Friday, December 3, 2010

Answering Arminian Objections To Particular Atonement 3

Finally, we will take up the final major objection

Objection 4. Doesn't Christ have as much efficacy to save as to damn? (see Romans 5:17)

Answer 1. There is a difference between a necessary extension and a voluntary one. Adam's sin was extensive necessarily. But salvation by Christ is of free grace, wholly of God's pleasure, and therefore it is called the "free gift" (Romans 5:15).

2. Nowhere in Scripture is Christ compared to Adam in the extent of His object, but only in the efficacy of His obedience. All, and everyone, are not in Christ radically, as they were in Adam. All are not given to Christ; but "as many (says Christ) as Thou has given Me." As all the offspring of Adam fell by his sin, so all that are Christ's are saved by His death; as all that are in Adam die, so all that are in Christ are made alive (1Corinthians 15:22).

3. So that Paul would not be misunderstood, and the word "all" in Romans 5:18 be taken universally, he switches terms in the following verse, and replaces "all" with "many." "By the obedience of one shall many be made righteous."

Objection 5. In Romans 14:15, it is said, "destroy not him for whom Christ died." And in 2 Peter 2:1, people are described as "denying the Lord that bought them."

Answer 1. Everlasting destruction cannot be intended by the word destroy in Romans 14:15, and the context shows this. Throughout chapter 14, Paul is exhorting the believing Romans not to condemn one another on account of things indifferent; nor to destroy the weak believer's peace of mind by doing anything (which although it might be indifferent, and not evil in itself) that might become a stumbling-block to him. Paul says, " I am persuaded that there is nothing unclean of itself; but to him that esteemeth anything unclean, to him it is unclean. If thy brother be grieved with thy meat, now walkest thou not charitably. Destroy not" (by your eating meat your brother considers unclean) the peace of mind of one of the weaklings of that flock "for which Christ died." Don't put a stumbling-block, or an occasion of falling in your weak brother's way (Romans 14:13-15). "Whether therefore ye eat, or drink, or whatsoever ye do, do all to the glory of God. Give none offense" (1 Corinthians 10:31,32). 1 Corinthians 8 basically asserts the same thing.

2. Those spoken of in 2 Peter 2:1, as "denying the Lord that bought them," are described by the apostle as, "false teachers" - hypocritical professors, tares among the wheat (Matthew 13:25,38). These people had not been bought and redeemed by Christ from eternal death; they had merely abstained from the pollutions of the world through a theoretical knowledge of the Lord Jesus Christ (2 Peter 2:20). They made an outward profession of the gospel, through which outward morality they associated with the people of God and were taken into the church. They then secretly introduced damnable heresies into the church. Many followed them, and therefore the way of truth was evil spoken of. At some point, they were either exposed or simply returned back into the world. All this time they were "goats" and not "sheep;" ravening wolves, not gentle lambs. And as Peter closes the chapter concerning them, he says, "It is happened to them according to the true proverb. The dog is turned to its own vomit again, and the sow that was washed to her wallowing in the mire" (2 Peter 2:1-3, 17-22).

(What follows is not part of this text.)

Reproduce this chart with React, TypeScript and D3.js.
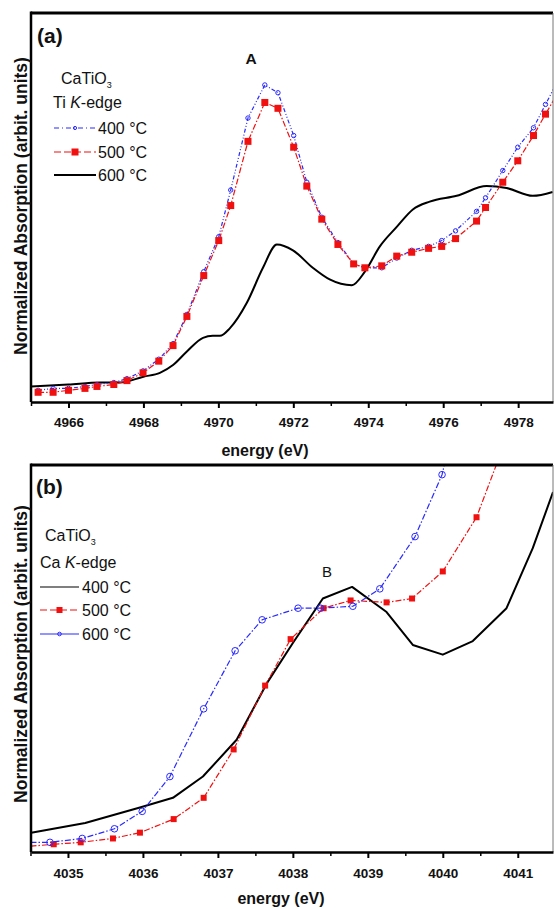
import React, { useEffect, useRef } from 'react';
import * as d3 from 'd3';

// (a) Ti K-edge
const energyA = [4965.19, 4965.59, 4966.0, 4966.44, 4966.76, 4967.21, 4967.56, 4967.99, 4968.41, 4968.79, 4969.16, 4969.61, 4970.01, 4970.33, 4970.79, 4971.24, 4971.59, 4972.01, 4972.36, 4972.76, 4973.19, 4973.61, 4973.91, 4974.36, 4974.76, 4975.16, 4975.61, 4975.96, 4976.33, 4976.89, 4977.13, 4977.59, 4977.99, 4978.41, 4978.73, 4979.0];
const tiK400 = [0.06, 0.07, 0.07, 0.08, 0.09, 0.10, 0.12, 0.16, 0.22, 0.30, 0.45, 0.67, 0.85, 1.09, 1.46, 1.63, 1.59, 1.37, 1.13, 0.95, 0.82, 0.71, 0.69, 0.69, 0.74, 0.78, 0.80, 0.83, 0.88, 0.98, 1.05, 1.19, 1.31, 1.41, 1.53, 1.63];
const tiK500 = [0.05, 0.05, 0.06, 0.07, 0.08, 0.09, 0.11, 0.15, 0.21, 0.29, 0.44, 0.65, 0.83, 1.01, 1.34, 1.54, 1.51, 1.31, 1.11, 0.94, 0.81, 0.71, 0.69, 0.70, 0.75, 0.77, 0.79, 0.80, 0.84, 0.93, 1.00, 1.13, 1.24, 1.37, 1.48, 1.57];
const energyA600 = [4965.0, 4966.0, 4966.84, 4967.37, 4968.0, 4968.44, 4968.79, 4969.16, 4969.59, 4969.85, 4970.04, 4970.31, 4970.76, 4971.19, 4971.56, 4971.99, 4972.52, 4972.97, 4973.56, 4973.91, 4974.31, 4974.76, 4975.19, 4975.64, 4976.36, 4977.16, 4977.69, 4978.39, 4978.92];
const tiK600 = [0.08, 0.09, 0.10, 0.10, 0.13, 0.15, 0.19, 0.26, 0.33, 0.34, 0.34, 0.38, 0.51, 0.69, 0.81, 0.78, 0.69, 0.63, 0.60, 0.67, 0.80, 0.90, 0.99, 1.03, 1.06, 1.11, 1.10, 1.06, 1.08];
const ticksA = [4966, 4968, 4970, 4972, 4974, 4976, 4978];
const minorA = [4965, 4967, 4969, 4971, 4973, 4975, 4977];

// (b) Ca K-edge
const energyB400 = [4034.51, 4035.23, 4035.96, 4036.4, 4036.8, 4037.25, 4037.65, 4038.0, 4038.4, 4038.79, 4039.25, 4039.6, 4040.0, 4040.4, 4040.85, 4041.2, 4041.47];
const caK400 = [0.10, 0.15, 0.23, 0.28, 0.39, 0.58, 0.87, 1.08, 1.31, 1.37, 1.24, 1.07, 1.02, 1.09, 1.26, 1.57, 1.86];
const energyB500 = [4034.5, 4034.81, 4035.17, 4035.6, 4035.96, 4036.41, 4036.81, 4037.21, 4037.63, 4037.97, 4038.41, 4038.77, 4039.25, 4039.59, 4040.0, 4040.45, 4040.85];
const caK500 = [0.03, 0.04, 0.05, 0.07, 0.10, 0.17, 0.28, 0.53, 0.86, 1.10, 1.26, 1.30, 1.29, 1.31, 1.45, 1.73, 2.14];
const energyB600 = [4034.5, 4034.76, 4035.19, 4035.62, 4035.99, 4036.36, 4036.81, 4037.23, 4037.59, 4038.07, 4038.37, 4038.8, 4039.16, 4039.63, 4039.99, 4040.2];
const caK600 = [0.05, 0.05, 0.07, 0.12, 0.21, 0.39, 0.74, 1.04, 1.20, 1.26, 1.26, 1.27, 1.36, 1.63, 1.95, 2.3];
const ticksB = [4035, 4036, 4037, 4038, 4039, 4040, 4041];
const minorB = [4034.5, 4035.5, 4036.5, 4037.5, 4038.5, 4039.5, 4040.5];

const FONT = '"Liberation Sans", Arial, sans-serif';
const BLUE = '#2a2aff';
const RED = '#f01010';

type Series = {
  x: number[];
  y: number[];
  color: string;
  width: number;
  dash?: string;
  marker?: 'square' | 'circle';
  size?: number;
  smooth?: boolean;
};

const Panel = ({ id, top, bottom, domain, ticks, minor, series, pad }: any) => {
  const axisRef = useRef<SVGGElement>(null);
  const minorRef = useRef<SVGGElement>(null);
  const x = d3.scaleLinear().domain(domain).range([31, 553]);
  const y = d3.scaleLinear().domain([0, 2]).range([bottom, top]);

  useEffect(() => {
    const g = d3.select(axisRef.current);
    g.call(d3.axisBottom(x).tickValues(ticks).tickFormat(d3.format('d')).tickSize(6).tickSizeOuter(0).tickPadding(pad));
    g.select('.domain').attr('stroke-width', 2.5);
    g.selectAll('.tick line').attr('stroke-width', 2);
    g.selectAll('.tick text')
      .attr('font-family', FONT)
      .attr('font-weight', 'bold')
      .attr('font-size', 13.5)
      .attr('fill', '#111');
    const m = d3.select(minorRef.current);
    m.call(d3.axisBottom(x).tickValues(minor).tickFormat(() => '').tickSize(4).tickSizeOuter(0));
    m.select('.domain').remove();
    m.selectAll('.tick line').attr('stroke-width', 1.5);
  }, []);

  return (
    <g>
      <defs>
        <clipPath id={'clip-' + id}>
          <rect x={31} y={top} width={522} height={bottom - top} />
        </clipPath>
      </defs>
      <g clipPath={`url(#clip-${id})`}>
        {series.map((s: Series, i: number) => {
          const pts = s.x.map((v, k) => [v, s.y[k]] as [number, number]);
          const gen = d3
            .line<[number, number]>()
            .x((d) => x(d[0]))
            .y((d) => y(d[1]))
            .curve(s.smooth ? d3.curveMonotoneX : d3.curveLinear);
          const inside = pts.filter((d) => d[0] >= domain[0] && d[0] <= domain[1] && d[1] <= 2);
          const r = s.size || 3;
          return (
            <g key={i}>
              <path d={gen(pts) || ''} fill="none" stroke={s.color} strokeWidth={s.width} strokeDasharray={s.dash} strokeLinejoin="round" />
              {s.marker === 'square' &&
                inside.map((d, k) => (
                  <rect key={k} x={x(d[0]) - r} y={y(d[1]) - r} width={2 * r} height={2 * r} fill={s.color} />
                ))}
              {s.marker === 'circle' &&
                inside.map((d, k) => (
                  <circle key={k} cx={x(d[0])} cy={y(d[1])} r={r} fill="none" stroke={s.color} strokeWidth={1} />
                ))}
            </g>
          );
        })}
      </g>
      <line x1={31} x2={553} y1={top} y2={top} stroke="#000" strokeWidth={3} />
      <line x1={31} x2={31} y1={top - 1.5} y2={bottom} stroke="#000" strokeWidth={2.5} />
      <line x1={553} x2={553} y1={top} y2={bottom} stroke="#777" strokeWidth={1} />
      <g ref={minorRef} transform={`translate(0,${bottom})`} />
      <g ref={axisRef} transform={`translate(0,${bottom})`} />
    </g>
  );
};

const LegendLine = ({ x1, x2, y, color, width, dash, marker, size }: any) => (
  <g>
    <line x1={x1} x2={x2} y1={y} y2={y} stroke={color} strokeWidth={width} strokeDasharray={dash} />
    {marker === 'square' && <rect x={(x1 + x2) / 2 - size} y={y - size} width={2 * size} height={2 * size} fill={color} />}
    {marker === 'circle' && <circle cx={(x1 + x2) / 2} cy={y} r={size} fill="none" stroke={color} strokeWidth={1} />}
  </g>
);

const App = () => {
  const seriesA: Series[] = [
    { x: energyA600, y: tiK600, color: '#000', width: 2, smooth: true },
    { x: energyA, y: tiK400, color: BLUE, width: 1.2, dash: '4,2,1,2,1,2', marker: 'circle', size: 2.2 },
    { x: energyA, y: tiK500, color: RED, width: 1.2, dash: '6,2,1.5,2', marker: 'square', size: 3.5 },
  ];
  const seriesB: Series[] = [
    { x: energyB400, y: caK400, color: '#000', width: 2 },
    { x: energyB500, y: caK500, color: RED, width: 1.2, dash: '6,2,1.5,2', marker: 'square', size: 3 },
    { x: energyB600, y: caK600, color: BLUE, width: 1.2, dash: '6,2,1.5,2', marker: 'circle', size: 3.3 },
  ];
  const txt = { fontFamily: FONT, fill: '#111' };
  return (
    <svg width={554} height={909} style={{ position: 'absolute', left: 0, top: 0, background: '#fff' }}>
      <Panel id="a" top={13} bottom={402} domain={[4965, 4978.93]} ticks={ticksA} minor={minorA} series={seriesA} pad={9} />
      <Panel id="b" top={465} bottom={852} domain={[4034.507, 4041.47]} ticks={ticksB} minor={minorB} series={seriesB} pad={10} />

      {/* axis titles */}
      <text {...txt} x={265} y={456} textAnchor="middle" fontSize={16} fontWeight="bold">energy (eV)</text>
      <text {...txt} x={281} y={904} textAnchor="middle" fontSize={16} fontWeight="bold">energy (eV)</text>
      <text {...txt} transform="translate(27,206) rotate(-90)" textAnchor="middle" fontSize={17.5} fontWeight="bold">
        Normalized Absorption (arbit. units)
      </text>
      <text {...txt} transform="translate(27,654) rotate(-90)" textAnchor="middle" fontSize={17.5} fontWeight="bold">
        Normalized Absorption (arbit. units)
      </text>

      {/* panel (a) labels */}
      <text {...txt} x={37} y={43} fontSize={21} fontWeight="bold">(a)</text>
      <text {...txt} x={251} y={64} textAnchor="middle" fontSize={15.5} fontWeight="bold">A</text>
      <text {...txt} x={61} y={84} fontSize={16}>
        CaTiO<tspan fontSize={9} dy={4}>3</tspan>
      </text>
      <text {...txt} x={53} y={108} fontSize={16}>
        Ti <tspan fontStyle="italic">K</tspan>-edge
      </text>
      <LegendLine x1={54} x2={96} y={128} color={BLUE} width={1.2} dash="5,3,1,3" marker="circle" size={1.6} />
      <LegendLine x1={54} x2={96} y={152} color={RED} width={1.2} dash="7,3" marker="square" size={3.5} />
      <LegendLine x1={54} x2={96} y={175} color="#000" width={2} />
      <text {...txt} x={98} y={134} fontSize={16}>400 °C</text>
      <text {...txt} x={98} y={158} fontSize={16}>500 °C</text>
      <text {...txt} x={98} y={181} fontSize={16}>600 °C</text>

      {/* panel (b) labels */}
      <text {...txt} x={36} y={494} fontSize={21} fontWeight="bold">(b)</text>
      <text {...txt} x={327} y={577} textAnchor="middle" fontSize={15}>B</text>
      <text {...txt} x={45} y={541} fontSize={16}>
        CaTiO<tspan fontSize={9} dy={4}>3</tspan>
      </text>
      <text {...txt} x={40} y={568} fontSize={16}>
        Ca <tspan fontStyle="italic">K</tspan>-edge
      </text>
      <LegendLine x1={40} x2={79} y={587} color="#000" width={1.2} />
      <LegendLine x1={40} x2={79} y={610} color={RED} width={1.2} dash="7,3" marker="square" size={3} />
      <LegendLine x1={40} x2={79} y={634} color={BLUE} width={1.2} marker="circle" size={1.8} />
      <text {...txt} x={82} y={593} fontSize={16}>400 °C</text>
      <text {...txt} x={82} y={616} fontSize={16}>500 °C</text>
      <text {...txt} x={82} y={640} fontSize={16}>600 °C</text>
    </svg>
  );
};

export default App;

3. Peter (2 Peter 2:1) does not appear to be speaking here of the purchase of the Redeemer's blood. The name or title, Lord (Greek, depotes), is not used anywhere in the New Testament in reference to Jesus, but only to the Father, as in Luke 2:29; Acts 4:24; 2 Timothy 2:22; and especially in Jude 1:4. Here "the only Lord God" is distinguished from "our Lord Jesus Christ." And even if it could be proven to apply to Christ in the above text, it may be explained upon the principle that it is not uncommon with the writers of Scripture to speak of things not as they actually are, but according to the profession of the party referred to. For instance, (Matthew 13:12): "Whosoever hath, to him shall be given, and he shall have more abundance; but whosoever hath not, from him shall be taken away even that he hath" in other words, that "which he seemeth to have," as it is explained in Luke 8:18. So apostates may said to be "twice dead," which would seem to imply that they had been spiritually alive, though in fact that was never the case, but merely what they professed to be.

4. Based upon this we can say that even if we grant the premises, it only follows that such as think themselves redeemed, or are thought so by others, may blaspheme and perish. This does not make all the world redeemed. This certainly cannot establish the doctrine of Universal Redemption.